## YOUR INSTRUCTIONS
Using the material below, repeat exactly the lines from the one with "Recreate this image" through the one with "from matplotlib.patches import Rectangle", ends included, without any images.

········

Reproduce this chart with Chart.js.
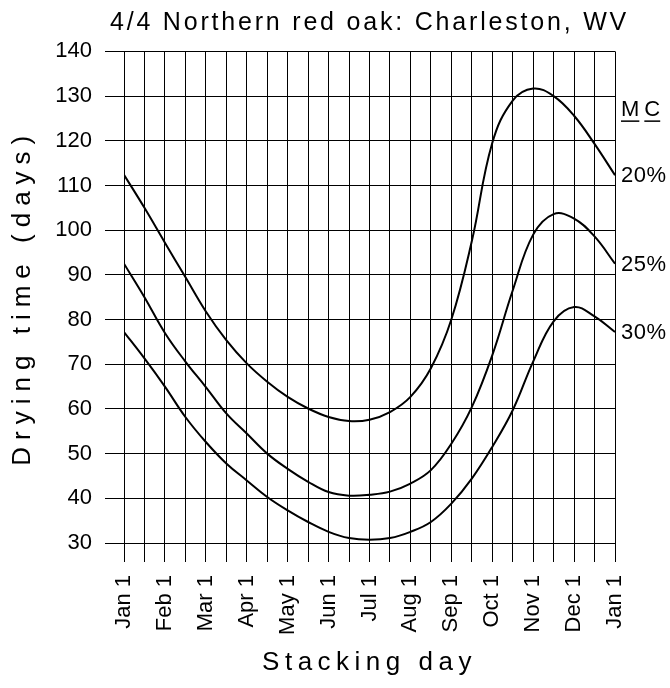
<!DOCTYPE html>
<html>
<head>
<meta charset="utf-8">
<script src="https://cdn.jsdelivr.net/npm/chart.js@4/dist/chart.umd.min.js"></script>
<style>
html,body{margin:0;padding:0;background:#fff;}
#wrap{width:670px;height:688px;position:relative;}
canvas{display:block;}
</style>
</head>
<body>
<div id="wrap"><canvas id="c" width="670" height="688"></canvas></div>
<script>
const chartTitle = '4/4 Northern red oak: Charleston, WV';
const xAxisTitle = 'Stacking day';
const yAxisTitle = 'Drying time (days)';
const monthLabels = ['Jan 1','Feb 1','Mar 1','Apr 1','May 1','Jun 1','Jul 1','Aug 1','Sep 1','Oct 1','Nov 1','Dec 1','Jan 1'];
// stacking date in months after Jan 1 (half-month steps)
const stackingMonth = [0,0.5,1,1.5,2,2.5,3,3.5,4,4.5,5,5.5,6,6.5,7,7.5,8,8.5,9,9.5,10,10.5,11,11.5,12];
const mc20 = [112.4,105,97.2,89.5,81.8,75.4,70.2,66.1,62.7,60.1,58.2,57.3,57.6,59.3,62.7,69.1,80,97.5,119.5,129,131.7,130,125.6,119.3,112.3];
const mc25 = [92.5,85,77,70.6,64.9,59,54.5,50,46.6,43.7,41.4,40.6,40.8,41.5,43.3,46.3,52.2,60.4,72,86.5,99,103.6,102.6,98.6,92.5];
const mc30 = [77.2,71.3,65,58.2,52.6,47.8,44,40.3,37.3,34.7,32.5,31.1,30.7,31.1,32.5,34.7,38.8,44.4,51.5,59.7,70.6,79.6,82.8,80.7,77.2];
const seriesLabels = ['20%','25%','30%'];
const legendHeading = 'MC';

const FONT = "'Liberation Sans', Arial, Helvetica, sans-serif";

function toPoints(ys){ return stackingMonth.map((x,i)=>({x:x, y:ys[i]})); }

const spacingPlugin = {
  id: 'spacing',
  beforeDraw(chart){
    if (chart._spPatched) return;
    chart._spPatched = true;
    const wrap = (obj, name, sp, widen) => {
      const orig = obj[name];
      obj[name] = function(...a){
        const ctx = chart.ctx;
        const prev = ctx.letterSpacing;
        ctx.letterSpacing = sp;
        let l, r;
        if (widen) { l = this.left; r = this.right; this.left = l - widen; this.right = r + widen; }
        try { return orig.apply(this, a); }
        finally { ctx.letterSpacing = prev; if (widen) { this.left = l; this.right = r; } }
      };
    };
    wrap(chart.titleBlock, 'draw', '2.8px', 80);
    wrap(chart.scales.x, 'drawTitle', '5.5px', 0);
    wrap(chart.scales.y, 'drawTitle', '7px', 0);
  }
};

const annotPlugin = {
  id: 'annot',
  afterDraw(chart){
    const ctx = chart.ctx;
    const ys = chart.scales.y;
    const area = chart.chartArea;
    ctx.save();
    // minor tick marks on y axis
    ctx.strokeStyle = '#000';
    ctx.lineWidth = 1;
    ys.ticks.forEach(t => {
      if (t.value % 10 !== 0) {
        const y = Math.round(ys.getPixelForValue(t.value)) + 0.5;
        ctx.beginPath();
        ctx.moveTo(area.left - 10, y);
        ctx.lineTo(area.left, y);
        ctx.stroke();
      }
    });
    // series labels at the right end of each curve
    ctx.fillStyle = '#000';
    ctx.font = '22px ' + FONT;
    ctx.textAlign = 'left';
    ctx.textBaseline = 'middle';
    ctx.letterSpacing = '0.5px';
    const x0 = area.right + 6;
    chart.data.datasets.forEach((ds, i) => {
      const last = ds.data[ds.data.length - 1].y;
      ctx.fillText(seriesLabels[i], x0, ys.getPixelForValue(last) + 1);
    });
    // "MC" heading, each letter underlined
    const yMC = ys.getPixelForValue(126.8);
    let x = x0;
    legendHeading.split('').forEach(ch => {
      const w = ctx.measureText(ch).width - 0.5;
      ctx.fillText(ch, x, yMC);
      ctx.fillRect(x, yMC + 10, w, 1.5);
      x += w + 5;
    });
    ctx.restore();
  }
};

new Chart(document.getElementById('c'), {
  type: 'line',
  data: {
    datasets: [
      { label: seriesLabels[0], data: toPoints(mc20) },
      { label: seriesLabels[1], data: toPoints(mc25) },
      { label: seriesLabels[2], data: toPoints(mc30) }
    ].map(d => Object.assign(d, {
      borderColor: '#000', borderWidth: 2, pointRadius: 0, fill: false,
      tension: 0.4
    }))
  },
  options: {
    responsive: false,
    animation: false,
    devicePixelRatio: 1,
    layout: { padding: { left: 0, right: 55, top: 0, bottom: 0 } },
    plugins: {
      legend: { display: false },
      tooltip: { enabled: false },
      title: {
        display: true, text: chartTitle, color: '#000', fullSize: false,
        font: { family: FONT, size: 25, weight: 'normal', lineHeight: 1.2 },
        padding: { top: 8, bottom: 13.4 }
      }
    },
    scales: {
      x: {
        type: 'linear', min: 0, max: 12,
        ticks: {
          stepSize: 0.5, autoSkip: false, maxRotation: 90, minRotation: 90,
          padding: 13, color: '#000',
          font: { family: FONT, size: 22 },
          callback: (v) => Number.isInteger(v) ? monthLabels[v] : ''
        },
        grid: { color: '#000', lineWidth: 1, tickLength: 19, tickColor: '#000' },
        border: { color: '#000', width: 1 },
        title: {
          display: true, text: xAxisTitle, color: '#000',
          font: { family: FONT, size: 26, lineHeight: 1.2 },
          padding: { top: 0, bottom: 10 }
        },
        afterFit: (s) => { s.height = 145; }
      },
      y: {
        type: 'linear', min: 30, max: 140,
        ticks: {
          stepSize: 5, padding: 13, color: '#000',
          font: { family: FONT, size: 22 },
          callback: (v) => (v % 10 === 0) ? String(v) : ''
        },
        grid: {
          color: '#000', lineWidth: 1, tickLength: 19,
          tickColor: (c) => (c.tick && c.tick.value % 10 === 0) ? '#000' : 'rgba(0,0,0,0)'
        },
        border: { color: '#000', width: 1 },
        title: {
          display: true, text: yAxisTitle, color: '#000',
          font: { family: FONT, size: 26, lineHeight: 1.2 },
          padding: { top: 7, bottom: 0 }
        },
        afterFit: (s) => { s.width = 124; }
      }
    }
  },
  plugins: [spacingPlugin, annotPlugin]
});
</script>
</body>
</html>
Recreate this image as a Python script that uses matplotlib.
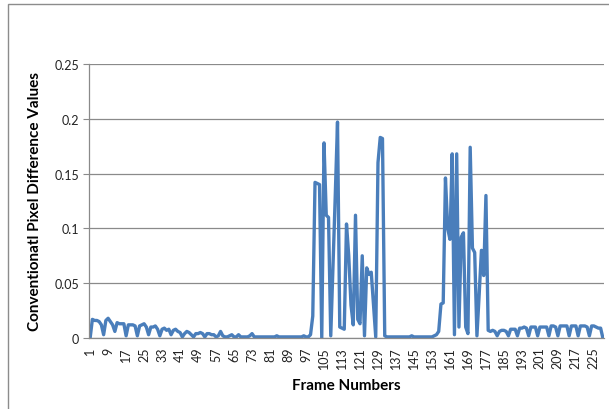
import numpy as np
import matplotlib.pyplot as plt
from matplotlib.patches import Rectangle

# pixel difference per frame (frames 1..229)
diff_1_60 = [0.000, 0.017, 0.016, 0.016, 0.015, 0.012, 0.003, 0.016, 0.018, 0.015,
             0.012, 0.006, 0.014, 0.013, 0.013, 0.013, 0.002, 0.012, 0.012, 0.012,
             0.011, 0.002, 0.011, 0.012, 0.013, 0.010, 0.003, 0.010, 0.010, 0.011,
             0.008, 0.002, 0.008, 0.009, 0.007, 0.008, 0.003, 0.007, 0.008, 0.006,
             0.005, 0.001, 0.004, 0.006, 0.005, 0.003, 0.001, 0.004, 0.004, 0.005,
             0.004, 0.001, 0.004, 0.004, 0.003, 0.003, 0.001, 0.002, 0.006, 0.002]
diff_61_100 = [0.001, 0.001, 0.002, 0.003, 0.001, 0.001, 0.003, 0.001, 0.001, 0.001,
               0.001, 0.002, 0.004, 0.001, 0.001, 0.001, 0.001, 0.001, 0.001, 0.001,
               0.001, 0.001, 0.001, 0.002, 0.001, 0.001, 0.001, 0.001, 0.001, 0.001,
               0.001, 0.001, 0.001, 0.001, 0.001, 0.002, 0.001, 0.001, 0.003, 0.020]
diff_101_132 = [0.142, 0.141, 0.140, 0.000, 0.178, 0.112, 0.110, 0.002, 0.065, 0.130,
                0.197, 0.010, 0.009, 0.008, 0.104, 0.075, 0.030, 0.012, 0.112, 0.017,
                0.013, 0.075, 0.002, 0.064, 0.058, 0.060, 0.030, 0.001, 0.160, 0.183,
                0.182, 0.002]
diff_133_156 = [0.001, 0.001, 0.001, 0.001, 0.001, 0.001, 0.001, 0.001, 0.001, 0.001,
                0.001, 0.002, 0.001, 0.001, 0.001, 0.001, 0.001, 0.001, 0.001, 0.001,
                0.001, 0.002, 0.003, 0.006]
diff_157_178 = [0.031, 0.032, 0.146, 0.100, 0.090, 0.168, 0.003, 0.168, 0.010, 0.092,
                0.096, 0.010, 0.004, 0.174, 0.082, 0.078, 0.002, 0.040, 0.080, 0.057,
                0.130, 0.007]
diff_179_229 = [0.006, 0.007, 0.006, 0.002, 0.006, 0.007, 0.007, 0.006, 0.002, 0.008,
                0.008, 0.008, 0.002, 0.009, 0.009, 0.010, 0.009, 0.002, 0.010, 0.010,
                0.010, 0.002, 0.010, 0.010, 0.010, 0.010, 0.002, 0.011, 0.011, 0.010,
                0.002, 0.011, 0.011, 0.011, 0.011, 0.002, 0.011, 0.011, 0.011, 0.002,
                0.011, 0.011, 0.011, 0.010, 0.002, 0.011, 0.011, 0.010, 0.009, 0.009,
                0.000]

values = diff_1_60 + diff_61_100 + diff_101_132 + diff_133_156 + diff_157_178 + diff_179_229
frames = np.arange(1, len(values) + 1)
tick_frames = list(range(1, 226, 8))

plt.rcParams['font.family'] = ['Lato', 'DejaVu Sans']

fig = plt.figure(figsize=(6.09, 4.10), dpi=100)
# chart area border
fig.patches.append(Rectangle((8 / 609, -0.1), 1.0, (410 - 5) / 410 + 0.1,
                             transform=fig.transFigure, fill=False,
                             edgecolor='#8c8c8c', lw=1.0))

ax = fig.add_axes([89 / 609, 71 / 410, 515 / 609, 274 / 410])
ax.plot(frames, values, color='#4a7ebb', lw=2.4, solid_joinstyle='round')

ax.set_xlim(0.5, len(values) + 0.5)
ax.set_ylim(0, 0.25)
ax.set_yticks([0, 0.05, 0.1, 0.15, 0.2, 0.25])
ax.set_yticklabels(['0', '0.05', '0.1', '0.15', '0.2', '0.25'])
ax.set_xticks(tick_frames)
ax.set_xticklabels([str(t) for t in tick_frames], rotation=90)

ax.grid(axis='y', color='#8a8a8a', lw=0.9)
ax.set_axisbelow(True)
for s in ['top', 'right']:
    ax.spines[s].set_visible(False)
for s in ['left', 'bottom']:
    ax.spines[s].set_color('#8a8a8a')
    ax.spines[s].set_linewidth(0.9)

ax.tick_params(axis='y', length=4, color='#8a8a8a', labelsize=9, labelcolor='#222222', pad=3)
ax.tick_params(axis='x', length=0, labelsize=9, labelcolor='#222222', pad=6)

ax.set_ylabel('Conventionatl Pixel Difference Values', fontsize=11, fontweight='bold', labelpad=9)
ax.set_xlabel('Frame Numbers', fontsize=11, fontweight='bold', labelpad=7)

fig.savefig('out.png', dpi=100)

········

## RESULT
Recreate this image as a Python script that uses matplotlib.
import numpy as np
import matplotlib.pyplot as plt
from matplotlib.patches import Rectangle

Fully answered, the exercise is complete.